The duo began their expedition by “warming up” on a new route up Grosvenor on October 28. Beginning at 3 a.m., Dempster and Normand hiked more than 1000m of talus, snow and low-angle ice before roping up for 1000m of steep ice climbing. They encountered thin ice and some mixed climbing and reached the summit 15 hours later. The duo rated their 2050-meter route WI4+.
Dempster and Normand used their climb on Grovesnor and another 5200-meter peak to acclimatize and improve their alpine style techniques that they knew they would need for Mt. Edgar. “We knew that Edgar was going to be a very long climb and that camping out underneath the face was both dangerous and highly involved (long approach from nearest town),” Dempster said. “So a fast and light-ish, alpine style push was in order.”
The climbers arrived at Mt. Edgar’s base camp at 3200m on November 7. The next day they scrambled up unstable river drainages to reach advance base camp on a glacier below Mt. Edgar’s east face. It took an additional day of roped glacial travel to reach the base of the east face at 5500m.

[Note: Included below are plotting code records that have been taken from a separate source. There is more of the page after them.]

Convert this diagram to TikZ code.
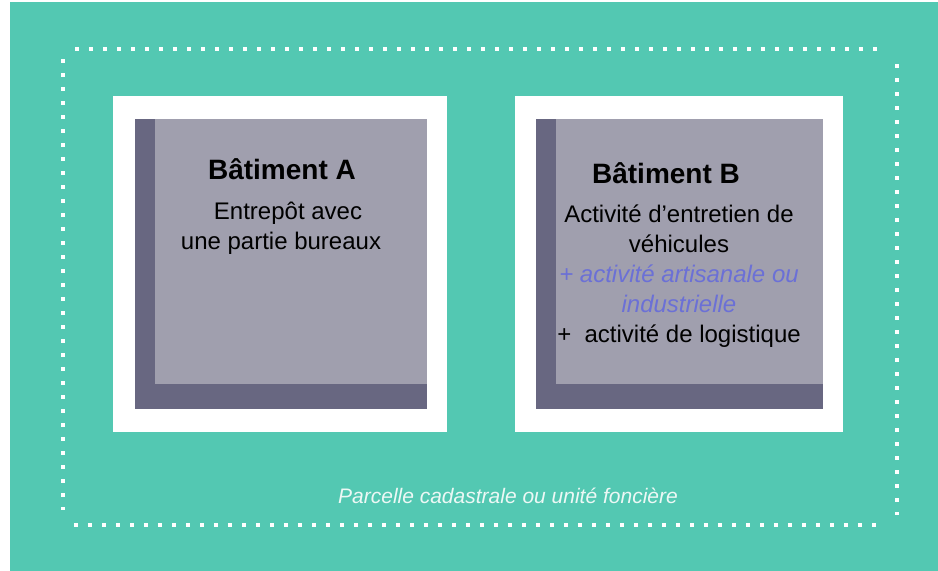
\documentclass[tikz,border=0pt]{standalone}
\usepackage{fontspec}
\setmainfont{Liberation Sans}
\usetikzlibrary{calc,positioning}
\definecolor{parcelle}{HTML}{53C8B2}
\definecolor{grisclair}{HTML}{A09FAE}
\definecolor{grisfonce}{HTML}{686781}
\definecolor{bleuactivite}{HTML}{6B70D6}
\definecolor{blanccasse}{HTML}{ECF8F5}
\tikzset{
  pointilles/.style={white,line width=1.8pt,dash pattern=on 1.8pt off 5.2pt},
  titre/.style={font=\fontsize{14}{17}\selectfont\bfseries,text=black},
  texte/.style={font=\fontsize{12}{15}\selectfont,align=center,text=black,inner sep=0pt},
  legende/.style={font=\fontsize{10.5}{13}\selectfont\itshape,text=blanccasse}
}
\begin{document}
\begin{tikzpicture}[x=0.5pt,y=-0.5pt]
              \useasboundingbox (0,0) rectangle (938,571);
              \fill[white] (0,0) rectangle (938,571);
              \fill[parcelle] (10,2) rectangle (938,571);
              % limite de la parcelle
              \draw[pointilles] (75.2,49) -- (887,49);
              \draw[pointilles] (74.2,525) -- (886,525);
              \draw[pointilles] (63,59.2) -- (63,510);
              \draw[pointilles] (897,64.2) -- (897,515);
              % batiment A
              \fill[white] (113,96) rectangle (447,432);
              \fill[grisfonce] (135,119) rectangle (427,409);
              \fill[grisclair] (155,119) rectangle (427,384);
              \node[titre](titreA)at(282,169){Bâtiment A};
              \node[texte](texteA)at(288,213){Entrepôt avec};
              \node[texte](texteA2)at(281,243){une partie bureaux};
              % batiment B
              \fill[white] (515,96) rectangle (843,432);
              \fill[grisfonce] (536,119) rectangle (823,409);
              \fill[grisclair] (556,119) rectangle (823,384);
              \node[titre](titreB)at(666,173){Bâtiment B};
              \node[texte](texteB)at(679,276){Activité d’entretien de\\véhicules\\
                \textcolor{bleuactivite}{\itshape + activité artisanale ou}\\
                \textcolor{bleuactivite}{\itshape industrielle}\\
                +~~activité de logistique};
              \node[legende](legende)at(508,496){Parcelle cadastrale ou unité foncière};
            \end{tikzpicture}
\end{document}
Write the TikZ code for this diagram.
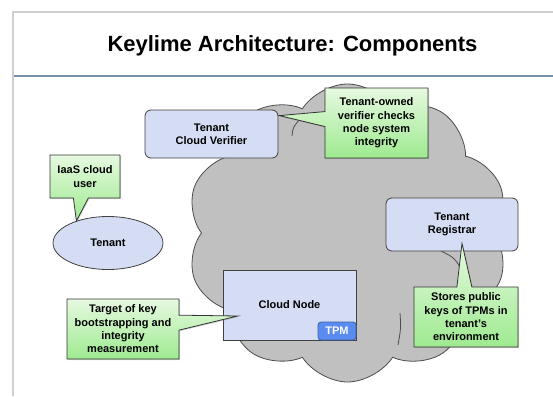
\documentclass[tikz,border=0pt]{standalone}
\usepackage{fontspec}
\setmainfont{Liberation Sans}
\usetikzlibrary{positioning,shapes.symbols,shapes.callouts,shapes.geometric,shadows,calc}
\definecolor{boxBlue}{RGB}{212,221,243}
\definecolor{cloudGray}{RGB}{192,192,192}
\definecolor{noteTop}{RGB}{230,249,224}
\definecolor{noteBottom}{RGB}{158,234,144}
\definecolor{tpmBlue}{RGB}{90,139,238}
\definecolor{ruleBlue}{RGB}{122,143,168}
\definecolor{frameGray}{RGB}{208,208,208}
\newcommand{\lblfont}{\fontsize{11}{13.3}\selectfont\bfseries}

\tikzset{
  comp/.style={draw=black!75,fill=boxBlue,rounded corners=6pt,align=center,
    font=\lblfont,line width=0.8pt,inner sep=0pt},
  note/.style={rectangle callout,draw=black!80,top color=noteTop,bottom color=noteBottom,
    align=center,font=\lblfont,line width=0.8pt,inner sep=0pt,callout pointer width=15pt,
    drop shadow={shadow xshift=1pt,shadow yshift=-1pt,opacity=0.35}},
  puffline/.style={draw=black!70,line width=0.8pt},
}

\begin{document}
\begin{tikzpicture}[x=1pt,y=-1pt]
		\useasboundingbox (0,0) rectangle (553,396);
		% frame and title
		\draw[frameGray,line width=2pt] (13,396) -- (13,12) -- (553,12);
		\node[font=\fontsize{22}{26}\selectfont\bfseries,anchor=base] (title) at (292.5,52) {Keylime Architecture: Components};
		\draw[ruleBlue,line width=1.5pt] (14,76) -- (553,76);

		% the cloud
		\node[cloud,draw=black!70,fill=cloudGray,line width=0.8pt,cloud puffs=10,cloud puff arc=115,
			aspect=1.08,minimum width=322pt,minimum height=298pt,inner sep=0pt] (cloud) at (347.5,233) {};
		% inner puff lines
		\draw[puffline] (292,136) .. controls (293,127) .. (301,118);
		\draw[puffline] (400,313) .. controls (401,328) .. (398,345);
		\draw[puffline] (441,251) .. controls (455,258) .. (464,274);

		% components
		\node[comp,minimum width=133pt,minimum height=48pt] (verifier) at (211.5,134) {Tenant\\Cloud Verifier};
		\node[comp,minimum width=132pt,minimum height=53pt] (registrar) at (452,224.5) {Tenant\\Registrar};
		\node[comp,rounded corners=0pt,minimum width=133pt,minimum height=70pt] (cnode) at (289.5,305) {Cloud Node};
		\node[comp,ellipse,minimum width=110pt,minimum height=53pt] (tenant) at (108,243) {Tenant};
		\node[comp,rounded corners=3pt,fill=tpmBlue,draw=tpmBlue!70!black,text=white,
			minimum width=38pt,minimum height=18pt,anchor=south east] (tpm) at (cnode.south east) {TPM};

		% notes
		\node[note,minimum width=103pt,minimum height=70pt,
			callout absolute pointer={($(verifier.north east)+(1,6)$)}] (verifiernote) at (376.5,123)
			{Tenant-owned\\verifier checks\\node system\\integrity};
		\node[note,minimum width=70pt,minimum height=43pt,
			callout absolute pointer={(tenant.145)}] (usernote) at (85,176.5)
			{IaaS cloud\\user};
		\node[note,minimum width=112pt,minimum height=60pt,
			callout absolute pointer={($(cnode.west)+(15,11)$)}] (nodenote) at (123,329)
			{Target of key\\bootstrapping and\\integrity\\measurement};
		\node[note,minimum width=104pt,minimum height=60pt,
			callout absolute pointer={($(registrar.south)+(10,-8)$)}] (registrarnote) at (466,317)
			{Stores public\\keys of TPMs in\\tenant's\\environment};
\end{tikzpicture}
\end{document}
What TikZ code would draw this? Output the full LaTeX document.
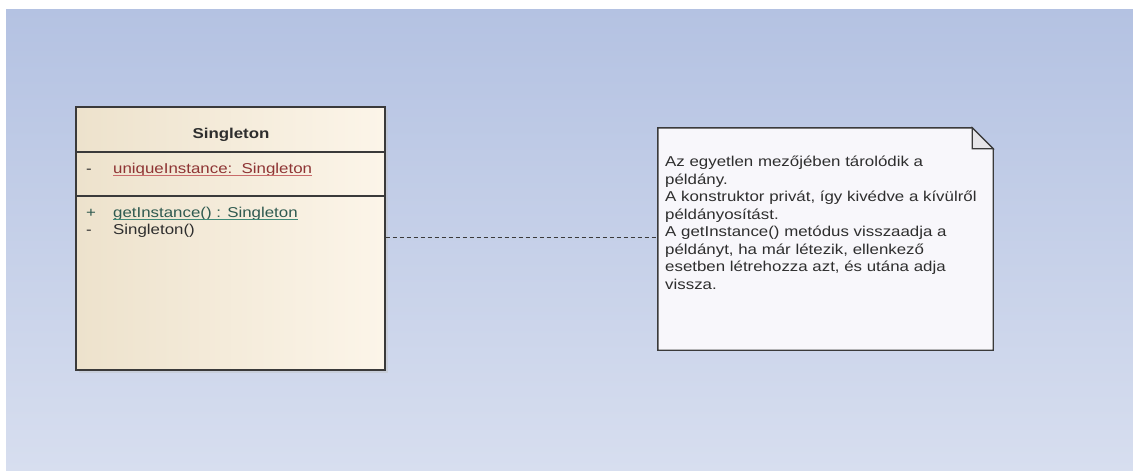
\documentclass[tikz,border=0pt]{standalone}
\usepackage{fontspec}
\usepackage{xcolor}
\newfontfamily\umlfont[FakeStretch=1.18]{Liberation Sans}
\definecolor{bgtop}{HTML}{B4C2E2}
\definecolor{bgbot}{HTML}{D7DEEF}
\definecolor{classleft}{HTML}{EDE2CC}
\definecolor{classright}{HTML}{FCF5E9}
\definecolor{notefill}{HTML}{F8F7FB}
\definecolor{edgegray}{HTML}{3A3A3A}
\definecolor{attrred}{HTML}{8E3434}
\definecolor{attrline}{HTML}{C86A6A}
\definecolor{opgreen}{HTML}{2F5A50}
\definecolor{opline}{HTML}{3F8A78}
\definecolor{txtgray}{HTML}{2E2E2E}

\begin{document}
\begin{tikzpicture}[x=1pt,y=-1pt,
  umltext/.style={anchor=base west,inner sep=0pt,font={\umlfont\fontsize{14.3}{17.5}\selectfont}},
  umlline/.style={edgegray,line width=1.5pt}]
\useasboundingbox (0,0) rectangle (1133,471);
\fill[white] (0,0) rectangle (1133,471);
\shade[top color=bgtop,bottom color=bgbot] (6,9) rectangle (1133,471);

% class box
\fill[black!25,opacity=0.4] (79,110) rectangle (388,373);
\node[draw=edgegray,line width=1.4pt,left color=classleft,right color=classright,
  minimum width=309pt,minimum height=263pt,inner sep=0pt] (singleton) at (230.5,238.5) {};
\draw[umlline] (singleton.west |- 0,152) -- (singleton.east |- 0,152);
\draw[umlline] (singleton.west |- 0,196) -- (singleton.east |- 0,196);
\node[umltext,anchor=base,txtgray,font={\umlfont\fontsize{14.3}{17.5}\selectfont\bfseries}] (name) at (231,138) {Singleton};

\node[umltext,txtgray] (attrvis) at (86,173) {-};
\node[umltext,attrred] (attr) at (113,173) {uniqueInstance:\ \ Singleton};
\draw[attrline,line width=0.8pt] ([yshift=-2.5pt]attr.base west) -- ([yshift=-2.5pt]attr.base east);

\node[umltext,opgreen] (opvis) at (86,217) {+};
\node[umltext,opgreen] (op) at (113,217) {getInstance() : Singleton};
\draw[opline,line width=0.8pt] ([yshift=-2.5pt]op.base west) -- ([yshift=-2.5pt]op.base east);
\node[umltext,txtgray] (ctorvis) at (86,234) {-};
\node[umltext,txtgray] (ctor) at (113,234) {Singleton()};

% note
\node[minimum width=335pt,minimum height=222pt,inner sep=0pt] (note) at (825.5,239) {};
\draw[edgegray,line width=1.4pt,fill=notefill] (note.north west) -- ([xshift=-21pt]note.north east)
  -- ([yshift=-21pt]note.north east) -- (note.south east) -- (note.south west) -- cycle;
\draw[edgegray,line width=1.2pt,fill=notefill!85!gray] ([xshift=-21pt]note.north east)
  -- ([xshift=-21pt,yshift=-21pt]note.north east) -- ([yshift=-21pt]note.north east) -- cycle;
\node[umltext,txtgray,align=left] (notetext) at (665,289) {Az egyetlen mezőjében tárolódik a\\
  példány.\\
  A konstruktor privát, így kivédve a kívülről\\
  példányosítást.\\
  A getInstance() metódus visszaadja a\\
  példányt, ha már létezik, ellenkező\\
  esetben létrehozza azt, és utána adja\\
  vissza.};

\draw[edgegray,dash pattern=on 4pt off 3pt,line width=0.9pt] ([yshift=1pt]singleton.east)
  -- ([yshift=1pt]singleton.east -| note.west);
\end{tikzpicture}
\end{document}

East face of Mt. Edgar showing The Rose of No Man’s Land (VI, WI5+, M6, 2400m). [Photo] Kyle Dempster
They began climbing on November 10 in sunny weather that allowed them to reach a sitting bivy at 6000m after 300m of ice and snow climbing, one drytool pitch (M6) and three ice pitches (WI5). The following day they climbed five pitches of vertical ice with some mixed climbing. They rated this section WI5+ and reached the exit col at 6200 m. The next morning, they crested the South Ridge. “[That was] the most exciting part,” Dempster said. “At this point we had exited the steep and technical east face, and although we were still unsure about reaching the summit, it felt much more attainable.”
The duo climbed the remaining 418m of ice and snow along the south ridge to reach the summit. Their descent took two days of rappelling and glacial travel along the south ridge. They named their route The Rose of No Man’s Land (VI WI5+ M6, 2400m) and left no gear behind except rappel anchors and a dropped helmet cam.
Dempster returned from the climb with mixed emotions. “Other mountains I have climbed have left me feeling proud and almost warm inside. They gave me a sense of my strength,” Dempster said. “Edgar has left me feeling empty both mentally and physically… Mt. Edgar has a high level of risk and objective hazard to it–not something that I am comfortable or proud about ascending… I don’t ever want to climb a mountain with levels of danger similar to Edgar ever again.”